I thought Heather Murray’s review of Catherine Chidgey’s novel The Transformation was unduly personal (NZB August 2004). I have only a passing acquaintance with Ms Chidgey but I find it hard to believe a young writer deserves such stern treatment. I can’t see that the writer’s appearance is important to the review, nor how the book was funded. Public funding cannot guarantee a book every critic will admire, and private funding seems to me a matter between donor and recipient. As for where she learned her craft (in Bill Manhire’s IIML classes), this seems irrelevant too. (Or, perish the thought, was that the real issue?)

This approach to criticism is increasingly tiresome, although I’ve a feeling we are moving towards some shifts in attitude. I was pleased, for instance, to see Gordon McLauchlan’s level-headed defence of his work in the same issue. And anyone who cares about critical standards could not have failed to respond to American writer Mark Doty, at the last International Festival of the Arts, when he talked about the teaching of writing reviews. Negative criticism is easy to write, he said, almost anyone can do it if they set their minds to it.  It is much harder to write interesting reviews (for that, read entertaining journalism) that are positive, or tease out the best intentions of the writer, and discuss craft in a meaningful way; it’s reviewing based on the love of literature, not the loathing of successful individuals.

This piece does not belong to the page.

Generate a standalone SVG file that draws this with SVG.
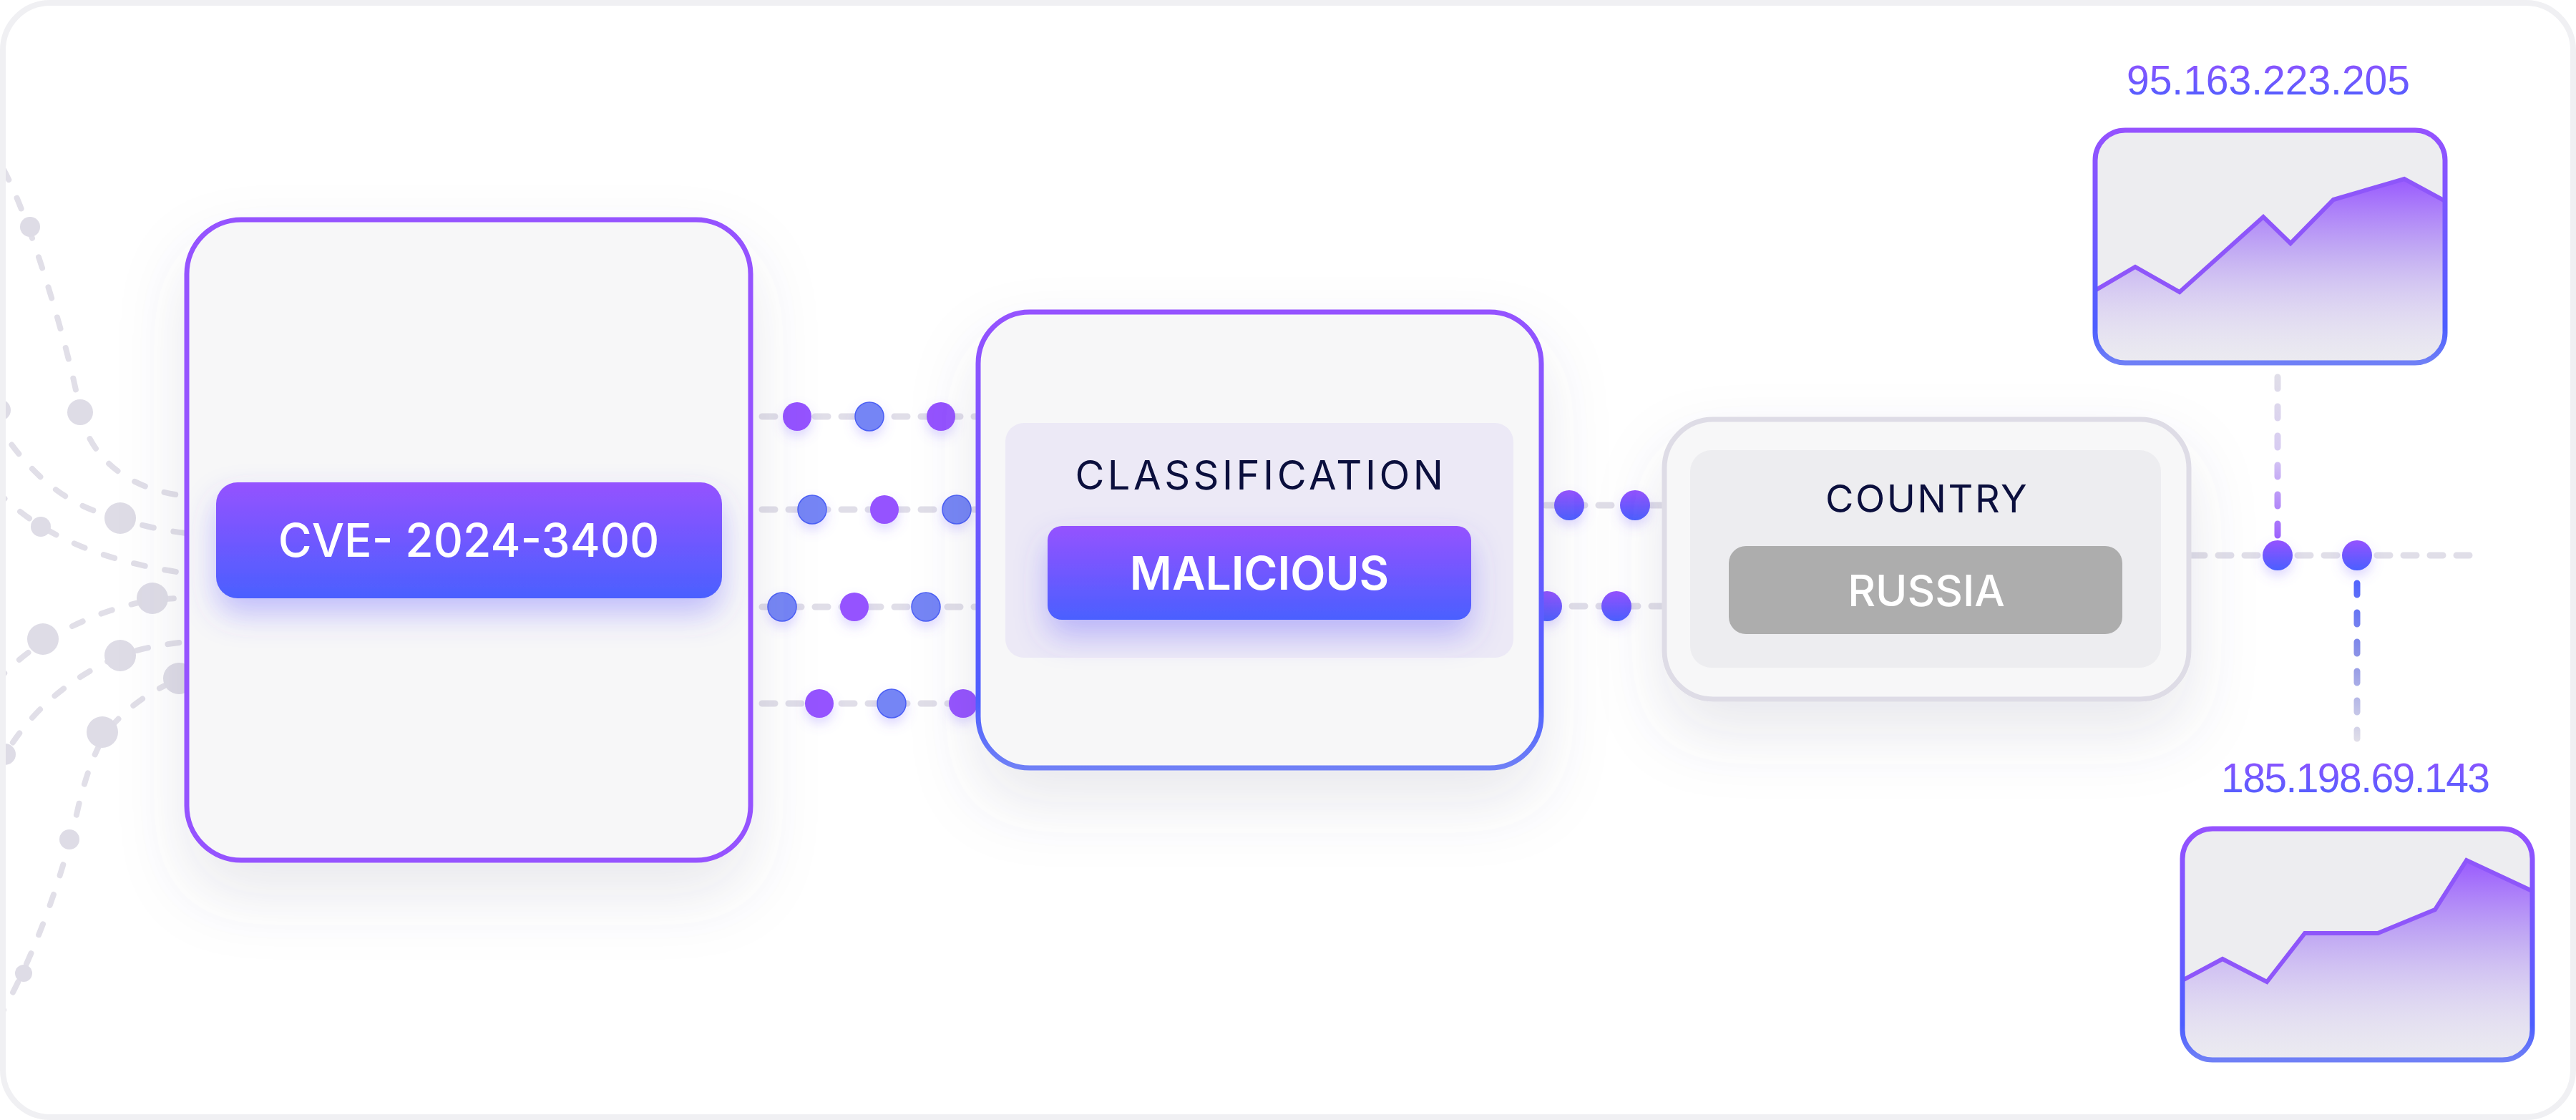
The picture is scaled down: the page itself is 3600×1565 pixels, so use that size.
<svg xmlns="http://www.w3.org/2000/svg" width="3600" height="1565" viewBox="0 0 3600 1565">
  <defs>
    <linearGradient id="gPB" x1="0" y1="0" x2="0" y2="1">
      <stop offset="0" stop-color="#9552FF"/>
      <stop offset="1" stop-color="#4A5FFF"/>
    </linearGradient>
    <linearGradient id="gStroke" x1="0" y1="0" x2="0" y2="1">
      <stop offset="0" stop-color="#9552FF"/>
      <stop offset="0.85" stop-color="#4D5EFF"/>
      <stop offset="1" stop-color="#6F80F6"/>
    </linearGradient>
    <linearGradient id="gArea" x1="0" y1="0" x2="0" y2="1">
      <stop offset="0" stop-color="#9552FF" stop-opacity="0.95"/>
      <stop offset="0.4" stop-color="#B597F4" stop-opacity="0.75"/>
      <stop offset="1" stop-color="#E4E1F2" stop-opacity="0.2"/>
    </linearGradient>
    <linearGradient id="gUp" gradientUnits="userSpaceOnUse" x1="0" y1="523" x2="0" y2="770">
      <stop offset="0" stop-color="#E0DEE8"/>
      <stop offset="0.45" stop-color="#D7CBF2"/>
      <stop offset="1" stop-color="#9552FF"/>
    </linearGradient>
    <linearGradient id="gDown" gradientUnits="userSpaceOnUse" x1="0" y1="800" x2="0" y2="1035">
      <stop offset="0" stop-color="#4A5FFF"/>
      <stop offset="0.5" stop-color="#8C93E6"/>
      <stop offset="1" stop-color="#E0DEE8"/>
    </linearGradient>
    <filter id="boxShadow" x="-40%" y="-40%" width="180%" height="200%">
      <feDropShadow dx="0" dy="45" stdDeviation="45" flood-color="#5a5a7a" flood-opacity="0.13"/>
    </filter>
    <filter id="pillShadow" x="-20%" y="-40%" width="140%" height="230%">
      <feDropShadow dx="0" dy="22" stdDeviation="22" flood-color="#5b4dff" flood-opacity="0.35"/>
    </filter>
    <filter id="dotShadow" x="-100%" y="-100%" width="300%" height="300%">
      <feDropShadow dx="0" dy="8" stdDeviation="8" flood-color="#7b61ff" flood-opacity="0.25"/>
    </filter>
    <clipPath id="clipC1"><rect x="2928" y="182" width="489" height="325" rx="42"/></clipPath>
    <clipPath id="clipC2"><rect x="3050" y="1158" width="489" height="323" rx="42"/></clipPath>
  </defs>
  <style>
    .gcurve { fill: none; stroke: #E1DFE8; stroke-width: 8; stroke-linecap: round; stroke-dasharray: 16 28; }
    .gdot { fill: #DEDCE6; }
    .dash { fill: none; stroke: #E0DEE8; stroke-width: 9; stroke-linecap: round; stroke-dasharray: 18 19; }
    .pdot { fill: #9552FF; filter: url(#dotShadow); }
    .bdot { fill: #7585F5; stroke: #4A5EF5; stroke-width: 1.5; filter: url(#dotShadow); }
    .gdotc { fill: url(#gPB); filter: url(#dotShadow); }
    .label { font-family: Inter, "Liberation Sans", sans-serif; }
    .ip { font-family: "Liberation Sans", Arial, sans-serif; font-size: 57px; fill: url(#gPB); }
  </style>

  <rect x="0" y="0" width="3600" height="1565" fill="#FFFFFF"/>

  <!-- left fan of gray curves -->
  <g id="left-curves">
    <path class="gcurve" d="M5 237 C40 300 95 480 112 575 C125 640 180 685 260 693"/>
    <path class="gcurve" d="M-8 585 C25 640 70 690 130 713 C170 727 215 740 260 745"/>
    <path class="gcurve" d="M-5 686 C40 730 110 780 260 801"/>
    <path class="gcurve" d="M-5 952 C30 915 70 885 143 857 C175 846 205 836 260 836"/>
    <path class="gcurve" d="M-5 1075 C30 1010 80 955 168 916 C200 905 230 900 260 897"/>
    <path class="gcurve" d="M-3 1425 C30 1370 80 1260 110 1125 C125 1065 140 1030 165 1005 C190 980 220 960 260 945"/>
    <circle class="gdot" cx="42" cy="317" r="14"/>
    <circle class="gdot" cx="112" cy="576" r="18"/>
    <circle class="gdot" cx="0" cy="573" r="15"/>
    <circle class="gdot" cx="168" cy="724" r="22"/>
    <circle class="gdot" cx="57" cy="736" r="14"/>
    <circle class="gdot" cx="60" cy="893" r="22"/>
    <circle class="gdot" cx="213" cy="836" r="22"/>
    <circle class="gdot" cx="7" cy="1054" r="15"/>
    <circle class="gdot" cx="168" cy="916" r="22"/>
    <circle class="gdot" cx="250" cy="948" r="22"/>
    <circle class="gdot" cx="143" cy="1023" r="22"/>
    <circle class="gdot" cx="97" cy="1173" r="14"/>
    <circle class="gdot" cx="33" cy="1360" r="12"/>
  </g>

  <!-- connectors -->
  <g id="connectors">
    <line class="dash" x1="1065" y1="582" x2="1367" y2="582"/>
    <line class="dash" x1="1065" y1="712" x2="1367" y2="712"/>
    <line class="dash" x1="1065" y1="848" x2="1367" y2="848"/>
    <line class="dash" x1="1065" y1="983" x2="1367" y2="983"/>
    <circle class="pdot" cx="1114" cy="582" r="20"/>
    <circle class="bdot" cx="1215" cy="582" r="20"/>
    <circle class="pdot" cx="1315" cy="582" r="20"/>
    <circle class="bdot" cx="1135" cy="712" r="20"/>
    <circle class="pdot" cx="1236" cy="712" r="20"/>
    <circle class="bdot" cx="1337" cy="712" r="20"/>
    <circle class="bdot" cx="1093" cy="848" r="20"/>
    <circle class="pdot" cx="1194" cy="848" r="20"/>
    <circle class="bdot" cx="1294" cy="848" r="20"/>
    <circle class="pdot" cx="1145" cy="983" r="20"/>
    <circle class="bdot" cx="1246" cy="983" r="20"/>
    <circle class="pdot" cx="1346" cy="983" r="20"/>

    <line class="dash" x1="2160" y1="706" x2="2327" y2="706"/>
    <line class="dash" x1="2160" y1="847" x2="2327" y2="847"/>
    <circle class="gdotc" cx="2193" cy="706" r="21"/>
    <circle class="gdotc" cx="2285" cy="706" r="21"/>
    <circle class="gdotc" cx="2162" cy="847" r="21"/>
    <circle class="gdotc" cx="2259" cy="847" r="21"/>

    <line class="dash" x1="3063" y1="776" x2="3461" y2="776" stroke-dasharray="19 20"/>
    <line x1="3183" y1="527" x2="3183" y2="760" fill="none" stroke="url(#gUp)" stroke-width="9" stroke-linecap="round" stroke-dasharray="16 25"/>
    <line x1="3294" y1="815" x2="3294" y2="1032" fill="none" stroke="url(#gDown)" stroke-width="9" stroke-linecap="round" stroke-dasharray="16 25"/>
    <circle class="gdotc" cx="3183" cy="776" r="21"/>
    <circle class="gdotc" cx="3294" cy="776" r="21"/>
  </g>

  <!-- CVE node -->
  <g id="node-cve">
    <rect x="261" y="307" width="788" height="895" rx="76" fill="#F7F7F8" stroke="#9552FF" stroke-width="7" filter="url(#boxShadow)"/>
    <rect x="302" y="674" width="707" height="162" rx="30" fill="url(#gPB)" filter="url(#pillShadow)"/>
    <text class="label" x="655" y="778" text-anchor="middle" font-size="64" font-weight="500" fill="#FFFFFF">CVE- 2024-3400</text>
  </g>

  <!-- Classification node -->
  <g id="node-classification">
    <rect x="1367" y="436" width="787" height="637" rx="72" fill="#F7F7F8" stroke="url(#gStroke)" stroke-width="7" filter="url(#boxShadow)"/>
    <rect x="1405" y="591" width="710" height="328" rx="26" fill="#ECE9F6"/>
    <text class="label" x="1762" y="684" text-anchor="middle" font-size="56" letter-spacing="4.5" fill="#0B0F3D">CLASSIFICATION</text>
    <rect x="1464" y="735" width="592" height="131" rx="20" fill="url(#gPB)" filter="url(#pillShadow)"/>
    <text class="label" x="1760" y="824" text-anchor="middle" font-size="64" font-weight="600" fill="#FFFFFF">MALICIOUS</text>
  </g>

  <!-- Country node -->
  <g id="node-country">
    <rect x="2326" y="586" width="733" height="391" rx="68" fill="#F7F7F8" stroke="#DEDCE6" stroke-width="7" filter="url(#boxShadow)"/>
    <rect x="2362" y="629" width="658" height="304" rx="30" fill="#EDEDF0"/>
    <text class="label" x="2693" y="716" text-anchor="middle" font-size="54" letter-spacing="2.5" fill="#0B0F3D">COUNTRY</text>
    <rect x="2416" y="763" width="550" height="123" rx="24" fill="#ADADAD"/>
    <text class="label" x="2692" y="847" text-anchor="middle" font-size="60" font-weight="500" fill="#FFFFFF">RUSSIA</text>
  </g>

  <!-- IP 1 node -->
  <g id="node-ip1">
    <text class="ip" x="3170" y="132" text-anchor="middle" textLength="396" lengthAdjust="spacing">95.163.223.205</text>
    <rect x="2928" y="182" width="489" height="325" rx="42" fill="#EDEDF0"/>
    <g clip-path="url(#clipC1)">
      <polygon points="2928,405 2984,373 3046,408 3163,303 3201,340 3261,279 3360,250 3417,280 3417,507 2928,507" fill="url(#gArea)"/>
      <polyline points="2924,408 2984,373 3046,408 3163,303 3201,340 3261,279 3360,250 3421,283" fill="none" stroke="#8E56FA" stroke-width="6" stroke-linejoin="miter"/>
    </g>
    <rect x="2928" y="182" width="489" height="325" rx="42" fill="none" stroke="url(#gStroke)" stroke-width="7"/>
  </g>

  <!-- IP 2 node -->
  <g id="node-ip2">
    <text class="ip" x="3292" y="1107" text-anchor="middle" textLength="376" lengthAdjust="spacing">185.198.69.143</text>
    <rect x="3050" y="1158" width="489" height="323" rx="42" fill="#EDEDF0"/>
    <g clip-path="url(#clipC2)">
      <polygon points="3050,1370 3106,1340 3168,1372 3221,1304 3323,1304 3403,1271 3447,1202 3539,1245 3539,1481 3050,1481" fill="url(#gArea)"/>
      <polyline points="3046,1372 3106,1340 3168,1372 3221,1304 3323,1304 3403,1271 3447,1202 3543,1247" fill="none" stroke="#8E56FA" stroke-width="6"/>
    </g>
    <rect x="3050" y="1158" width="489" height="323" rx="42" fill="none" stroke="url(#gStroke)" stroke-width="7"/>
  </g>

  <!-- outer frame -->
  <rect x="4" y="4" width="3592" height="1557" rx="66" fill="none" stroke="#F0F0F3" stroke-width="8"/>
</svg>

Meanwhile, in the latest Landfall, in a wonderfully funny and very astute essay called “The Praise Problem”, Iain Sharp has challenged New Zealand critics to think generously and have the courage to say of a work they enjoy that it is simply “marvellous” or words to that effect. It’s a grown-up enthusiasm many overseas reviewers have long succumbed to, but remarkably few have discovered in this country. By hedging their bets, our local punters can say, well, ahem, you know, I didn’t say I exactly liked it.

This is not a plea for every book to get a glowing review. I am not Pollyanna. It would just be great to learn what a reviewer thinks about a book, without snide and wounding asides.